## [WHAT YOU ARE ASKED TO DO]
Give every line of the data again, unchanged, but with no pictures.

## [MATERIAL PROVIDED]
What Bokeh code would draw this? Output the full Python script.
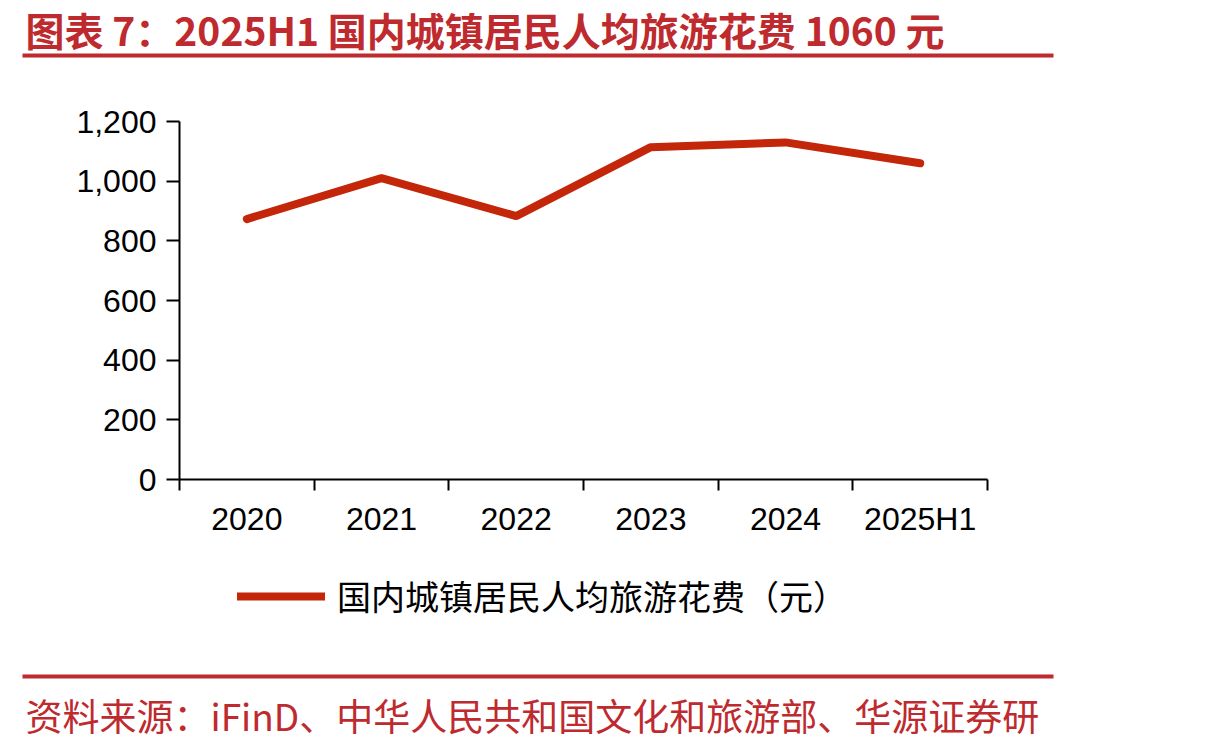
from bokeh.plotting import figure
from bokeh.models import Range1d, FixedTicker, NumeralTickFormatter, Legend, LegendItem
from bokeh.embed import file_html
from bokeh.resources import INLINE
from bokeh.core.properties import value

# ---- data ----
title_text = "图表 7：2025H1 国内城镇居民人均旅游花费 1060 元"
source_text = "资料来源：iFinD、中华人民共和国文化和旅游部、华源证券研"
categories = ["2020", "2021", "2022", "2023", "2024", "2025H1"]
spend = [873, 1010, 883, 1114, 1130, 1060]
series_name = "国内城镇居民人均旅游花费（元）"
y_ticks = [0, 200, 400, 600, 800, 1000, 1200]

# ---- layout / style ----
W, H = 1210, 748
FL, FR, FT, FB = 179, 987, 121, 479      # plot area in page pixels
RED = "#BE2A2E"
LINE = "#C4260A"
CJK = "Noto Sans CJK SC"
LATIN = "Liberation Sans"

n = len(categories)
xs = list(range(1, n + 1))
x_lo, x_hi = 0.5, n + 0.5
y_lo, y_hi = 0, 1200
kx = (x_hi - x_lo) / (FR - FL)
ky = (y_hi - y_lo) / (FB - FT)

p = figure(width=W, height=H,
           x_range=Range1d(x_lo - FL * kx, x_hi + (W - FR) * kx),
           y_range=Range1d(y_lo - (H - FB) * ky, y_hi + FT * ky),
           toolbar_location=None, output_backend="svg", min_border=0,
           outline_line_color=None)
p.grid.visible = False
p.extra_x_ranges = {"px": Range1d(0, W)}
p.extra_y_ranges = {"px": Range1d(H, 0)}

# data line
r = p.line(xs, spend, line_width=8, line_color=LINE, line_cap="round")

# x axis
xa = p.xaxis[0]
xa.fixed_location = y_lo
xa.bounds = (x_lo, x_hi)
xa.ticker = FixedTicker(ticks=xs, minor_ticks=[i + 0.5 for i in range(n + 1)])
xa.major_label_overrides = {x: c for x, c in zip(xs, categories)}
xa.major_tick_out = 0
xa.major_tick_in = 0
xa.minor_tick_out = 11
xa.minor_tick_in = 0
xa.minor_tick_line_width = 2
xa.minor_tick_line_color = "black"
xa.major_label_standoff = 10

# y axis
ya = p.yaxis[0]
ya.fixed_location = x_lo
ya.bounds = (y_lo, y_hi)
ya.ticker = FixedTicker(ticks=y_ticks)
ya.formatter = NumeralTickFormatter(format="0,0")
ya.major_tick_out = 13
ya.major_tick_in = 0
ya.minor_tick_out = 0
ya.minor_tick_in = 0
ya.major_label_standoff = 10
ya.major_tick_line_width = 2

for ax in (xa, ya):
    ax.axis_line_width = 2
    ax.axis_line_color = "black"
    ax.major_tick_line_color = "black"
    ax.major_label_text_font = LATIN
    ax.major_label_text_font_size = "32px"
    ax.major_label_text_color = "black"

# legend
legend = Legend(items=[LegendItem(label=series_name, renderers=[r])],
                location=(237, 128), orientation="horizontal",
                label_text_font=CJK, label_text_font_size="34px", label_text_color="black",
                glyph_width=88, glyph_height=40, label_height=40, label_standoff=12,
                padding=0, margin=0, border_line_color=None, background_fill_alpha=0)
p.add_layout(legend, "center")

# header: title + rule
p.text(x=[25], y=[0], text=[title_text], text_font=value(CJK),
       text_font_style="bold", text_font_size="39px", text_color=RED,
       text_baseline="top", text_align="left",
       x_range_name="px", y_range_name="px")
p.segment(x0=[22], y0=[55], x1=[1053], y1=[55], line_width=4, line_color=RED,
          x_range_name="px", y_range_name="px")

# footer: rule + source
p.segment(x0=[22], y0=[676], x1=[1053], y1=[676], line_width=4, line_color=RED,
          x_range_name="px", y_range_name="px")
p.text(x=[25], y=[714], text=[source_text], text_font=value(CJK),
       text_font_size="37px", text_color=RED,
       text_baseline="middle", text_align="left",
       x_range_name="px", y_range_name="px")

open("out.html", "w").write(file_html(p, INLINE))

## [EXERCISE RESULT]
What Bokeh code would draw this? Output the full Python script.
from bokeh.plotting import figure
from bokeh.models import Range1d, FixedTicker, NumeralTickFormatter, Legend, LegendItem
from bokeh.embed import file_html
from bokeh.resources import INLINE
from bokeh.core.properties import value

# ---- data ----
title_text = "图表 7：2025H1 国内城镇居民人均旅游花费 1060 元"
source_text = "资料来源：iFinD、中华人民共和国文化和旅游部、华源证券研"
categories = ["2020", "2021", "2022", "2023", "2024", "2025H1"]
spend = [873, 1010, 883, 1114, 1130, 1060]
series_name = "国内城镇居民人均旅游花费（元）"
y_ticks = [0, 200, 400, 600, 800, 1000, 1200]

# ---- layout / style ----
W, H = 1210, 748
FL, FR, FT, FB = 179, 987, 121, 479      # plot area in page pixels
RED = "#BE2A2E"
LINE = "#C4260A"
CJK = "Noto Sans CJK SC"
LATIN = "Liberation Sans"

n = len(categories)
xs = list(range(1, n + 1))
x_lo, x_hi = 0.5, n + 0.5
y_lo, y_hi = 0, 1200
kx = (x_hi - x_lo) / (FR - FL)
ky = (y_hi - y_lo) / (FB - FT)

p = figure(width=W, height=H,
           x_range=Range1d(x_lo - FL * kx, x_hi + (W - FR) * kx),
           y_range=Range1d(y_lo - (H - FB) * ky, y_hi + FT * ky),
           toolbar_location=None, output_backend="svg", min_border=0,
           outline_line_color=None)
p.grid.visible = False
p.extra_x_ranges = {"px": Range1d(0, W)}
p.extra_y_ranges = {"px": Range1d(H, 0)}

# data line
r = p.line(xs, spend, line_width=8, line_color=LINE, line_cap="round")

# x axis
xa = p.xaxis[0]
xa.fixed_location = y_lo
xa.bounds = (x_lo, x_hi)
xa.ticker = FixedTicker(ticks=xs, minor_ticks=[i + 0.5 for i in range(n + 1)])
xa.major_label_overrides = {x: c for x, c in zip(xs, categories)}
xa.major_tick_out = 0
xa.major_tick_in = 0
xa.minor_tick_out = 11
xa.minor_tick_in = 0
xa.minor_tick_line_width = 2
xa.minor_tick_line_color = "black"
xa.major_label_standoff = 10

# y axis
ya = p.yaxis[0]
ya.fixed_location = x_lo
ya.bounds = (y_lo, y_hi)
ya.ticker = FixedTicker(ticks=y_ticks)
ya.formatter = NumeralTickFormatter(format="0,0")
ya.major_tick_out = 13
ya.major_tick_in = 0
ya.minor_tick_out = 0
ya.minor_tick_in = 0
ya.major_label_standoff = 10
ya.major_tick_line_width = 2

for ax in (xa, ya):
    ax.axis_line_width = 2
    ax.axis_line_color = "black"
    ax.major_tick_line_color = "black"
    ax.major_label_text_font = LATIN
    ax.major_label_text_font_size = "32px"
    ax.major_label_text_color = "black"

# legend
legend = Legend(items=[LegendItem(label=series_name, renderers=[r])],
                location=(237, 128), orientation="horizontal",
                label_text_font=CJK, label_text_font_size="34px", label_text_color="black",
                glyph_width=88, glyph_height=40, label_height=40, label_standoff=12,
                padding=0, margin=0, border_line_color=None, background_fill_alpha=0)
p.add_layout(legend, "center")

# header: title + rule
p.text(x=[25], y=[0], text=[title_text], text_font=value(CJK),
       text_font_style="bold", text_font_size="39px", text_color=RED,
       text_baseline="top", text_align="left",
       x_range_name="px", y_range_name="px")
p.segment(x0=[22], y0=[55], x1=[1053], y1=[55], line_width=4, line_color=RED,
          x_range_name="px", y_range_name="px")

# footer: rule + source
p.segment(x0=[22], y0=[676], x1=[1053], y1=[676], line_width=4, line_color=RED,
          x_range_name="px", y_range_name="px")
p.text(x=[25], y=[714], text=[source_text], text_font=value(CJK),
       text_font_size="37px", text_color=RED,
       text_baseline="middle", text_align="left",
       x_range_name="px", y_range_name="px")

open("out.html", "w").write(file_html(p, INLINE))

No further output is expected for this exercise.